Autre débat qui agite le monde du basket en ce début de XXe siècle : le nom de la discipline. Faut-il garder la dénomination «balle au panier», en vigueur depuis l’arrivée de la pratique en France, ou «basket-ball», le terme originel plus largement employé par les pratiquants ? Dans le journal la Presse du 12 novembre 1922, on argue que «le mot panier n’est pas sportif ! Et puis, au fond, il n’y a pas de raison pour dire plus balle au panier que balle au pied. On a toujours dit football, ou rugby, ou tennis – ce sont des sports qui ne sont pas nés en France – pourquoi les débaptiser ?»

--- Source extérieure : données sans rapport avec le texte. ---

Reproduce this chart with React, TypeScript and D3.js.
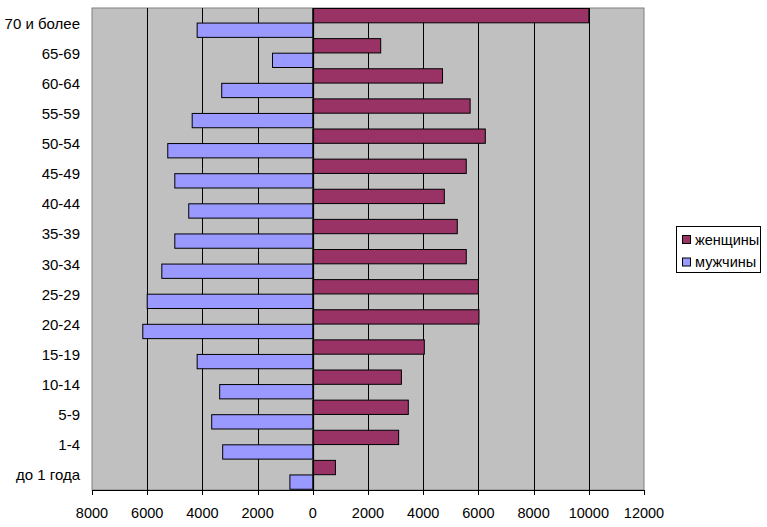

Dans l’Auto en 1927, on se demande d’ailleurs si «l’emploi en France des termes sportifs anglais est en dégression» en allant interroger Armand Thibaudeau, secrétaire général de la Fédération gymnastique et sportive des patronages de France. La FGSPF est l’une des rares fédérations à conserver le terme de «balle au panier» pour qualifier le basket-ball : Thibaudeau l’explique par le fait que le sport et toutes ses règles ont été directement importés par la fédération, dès 1910 et sans rien changer ou presque. Seul le nombre de joueurs par équipe a été modifié, passant de sept à cinq.

Finalement, c’est l’appellation «basket-ball» qui s’imposera au fil des décennies, et ce sport, pourtant réputé féminin dans ses premières années, est désormais pratiqué en majorité par les hommes, même s’il reste le premier sport collectif féminin en France en nombre de licenciées. Au 16 avril 2018, la Fédération française de basket comptait ainsi au total 668 312 licences enregistrées, dont 250 000 environ l’étaient par des femmes.